You could tell that Dougie worked really hard to coax flavor out of his carrots, and cumin, orange, and radish, all complimented each other so peacefully in his "Sunshine in a Cup." It came to the table and really was a ray of sunshine. It was a long day on set for us, and at the end of it getting this gorgeous bowl of simple but gracefully made carrot soup showed how thoughtful he was. There was so much flavor to it. He literally poured his heart into this soup and that's exactly what Emily Dickinson would have done.

 

But Mei was our winner! I think this was an example of a challenge executed perfectly. They all made great dishes, but hers was just one step above the rest. Her dish was so well-conceived: All these immaculately roasted vegetables, with a pile of snow on top to signify winter on Walden Pond, for Henry David Thoreau's iconic work.
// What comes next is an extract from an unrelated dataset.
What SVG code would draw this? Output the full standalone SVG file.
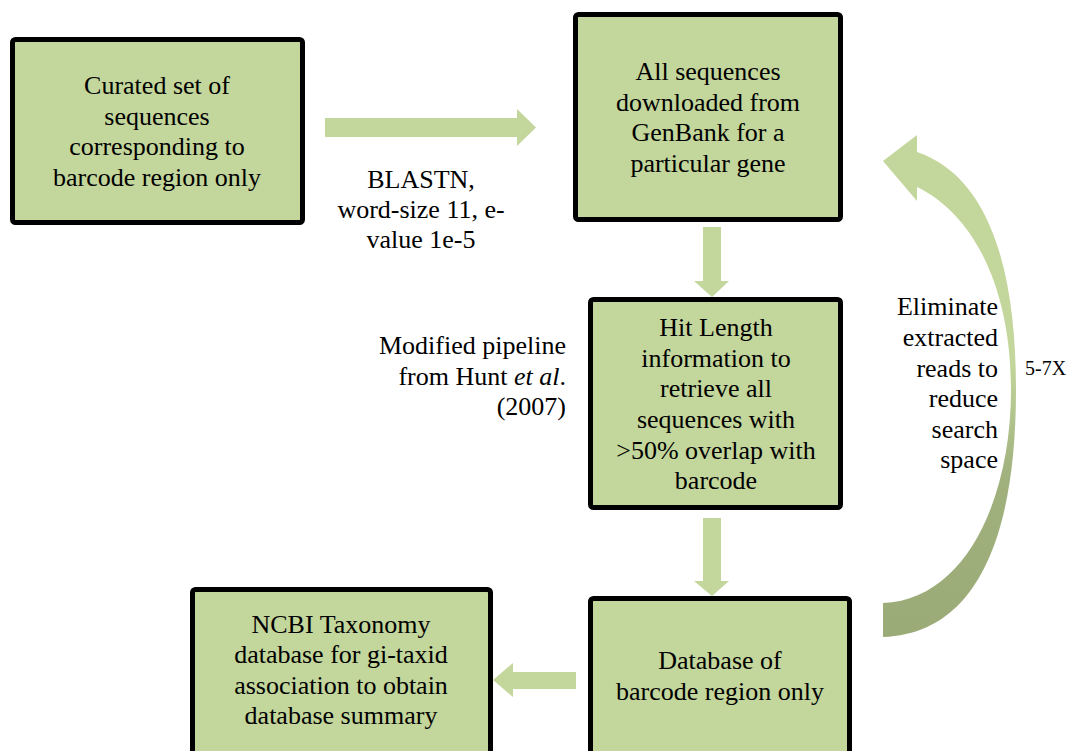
<svg xmlns="http://www.w3.org/2000/svg" width="1072" height="751" viewBox="0 0 1072 751">
<style>
.box{fill:#c3d69b;stroke:#000;stroke-width:5;}
.arr{fill:#c3d69b;}
.t{font-family:'Liberation Serif','Tinos','Times New Roman','DejaVu Serif','Noto Serif',serif;font-size:26px;fill:#000;}
.c{text-anchor:middle;}
.r{text-anchor:end;}
</style>
<defs>
<linearGradient id="g" gradientUnits="userSpaceOnUse" x1="0" y1="135" x2="0" y2="637">
<stop offset="0" stop-color="#c3d69b"/>
<stop offset="0.45" stop-color="#c3d69b"/>
<stop offset="0.68" stop-color="#a0b17e"/>
<stop offset="1" stop-color="#9aab78"/>
</linearGradient>
</defs>
<rect width="1072" height="751" fill="#fff"/>
<g id="connectors">
<polygon class="arr" points="325,118 517,118 517,109 536,127.5 517,146 517,137 325,137"/>
<polygon class="arr" points="703,227 721,227 721,281 729,281 712,297 694,281 703,281"/>
<polygon class="arr" points="703,518 721,518 721,581 729,581 712,596 694,581 703,581"/>
<polygon class="arr" points="576,672 513,672 513,663 493,680 513,697 513,689 576,689"/>
<path fill="url(#g)" d="M883,161 L917,135 L917,152 C985,175 1016,260 1016,390 C1016,540 975,634 883,637 L883,603 C965,600 1011,500 1011,390 C1011,290 975,215 917,187 L917,201 Z"/>
</g>
<g id="n1" class="t">
<rect class="box" x="12.5" y="39.5" width="290" height="183" rx="3"/>
<text class="c" x="157" y="94">Curated set of</text>
<text class="c" x="157" y="125">sequences</text>
<text class="c" x="157" y="155">corresponding to</text>
<text class="c" x="157" y="186">barcode region only</text>
</g>
<g id="n2" class="t">
<rect class="box" x="575.5" y="14.5" width="265" height="205" rx="3"/>
<text class="c" x="708" y="80">All sequences</text>
<text class="c" x="708" y="111">downloaded from</text>
<text class="c" x="708" y="141">GenBank for a</text>
<text class="c" x="708" y="172">particular gene</text>
</g>
<g id="n3" class="t">
<rect class="box" x="590.5" y="299.5" width="250" height="208" rx="3"/>
<text class="c" x="716" y="336">Hit Length</text>
<text class="c" x="716" y="367">information to</text>
<text class="c" x="716" y="397">retrieve all</text>
<text class="c" x="716" y="428">sequences with</text>
<text class="c" x="716" y="459">&gt;50% overlap with</text>
<text class="c" x="716" y="489">barcode</text>
</g>
<g id="n4" class="t">
<rect class="box" x="590.5" y="598.5" width="259" height="200" rx="3"/>
<text class="c" x="720" y="669">Database of</text>
<text class="c" x="720" y="700">barcode region only</text>
</g>
<g id="n5" class="t">
<rect class="box" x="192.5" y="589.5" width="298" height="200" rx="3"/>
<text class="c" x="341" y="633">NCBI Taxonomy</text>
<text class="c" x="341" y="663">database for gi-taxid</text>
<text class="c" x="341" y="694">association to obtain</text>
<text class="c" x="341" y="724">database summary</text>
</g>
<g id="labels" class="t">
<text class="c" x="421" y="188">BLASTN,</text>
<text class="c" x="421" y="218">word-size 11, e-</text>
<text class="c" x="421" y="248">value 1e-5</text>
<text class="r" x="566" y="354">Modified pipeline</text>
<text class="r" x="566" y="385">from Hunt <tspan font-style="italic">et al</tspan>.</text>
<text class="r" x="566" y="415">(2007)</text>
<text class="r" x="998" y="315">Eliminate</text>
<text class="r" x="998" y="346">extracted</text>
<text class="r" x="998" y="377">reads to</text>
<text class="r" x="998" y="407">reduce</text>
<text class="r" x="998" y="438">search</text>
<text class="r" x="998" y="468">space</text>
<text x="1025" y="375" style="font-size:20px">5-7X</text>
</g>
</svg>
The snow technique itself can feel like a gimmick, but in this case it wasn't at all. It had so much flavor. It was Tom Kha snow! It tasted of lemongrass and fish sauce and so it gave an otherwise simple dish this incredible intensity. It woke you right up and it made you take notice of the gorgeous vegetables she cooked, which I think is so much the point of Walden, understanding the rhythm of nature, the seasons and the time that Henry David Thoreau spent observing them in solitude. This dish was one of the best I'd eaten all season long.

 

Sadly Katsuji's Stephen King dish, while full of great ideas, didn't come together in the way that we hoped. We liked that it was messy. We had no problem with his display of "blood." I liked the idea that he did a short rib as the mother and a piece of veal as the child for Carrie. The white beans and chorizo, the ham -- all these flavors go together well enough. But his beet puree was very thick and clumpy, it didn't quite have the texture we wanted to compliment the other components, and to symbolize the pig's blood in the story. Not that he had to be so literal with this, because I wanted them to be abstract and get in the mind of the authors that they were representing, but the fact that he didn't use pig in some way here seemed to miss the mark. He used ham and chorizo but, pig's blood -- there's so much you can do there! It's such an iconic moment in storytelling, when Carrie had pig's blood poured over her. I liked that he used hot sauce as her rage, but again, it all just needed to be a little more cohesive. It felt a bit scattered -- and not in the way that Carrie would have felt scattered. In the way that his idea didn’t coalesce. Bottom line: we wanted the sum to be more than its parts. It didn't add up to a cohesive dish.

 

 

Katsuji is such a bright charismatic guy. He has so many great ideas. He has great personality and he's a talented chef. He's irresistible! And he's got Last Chance Kitchen to try and fight his way back.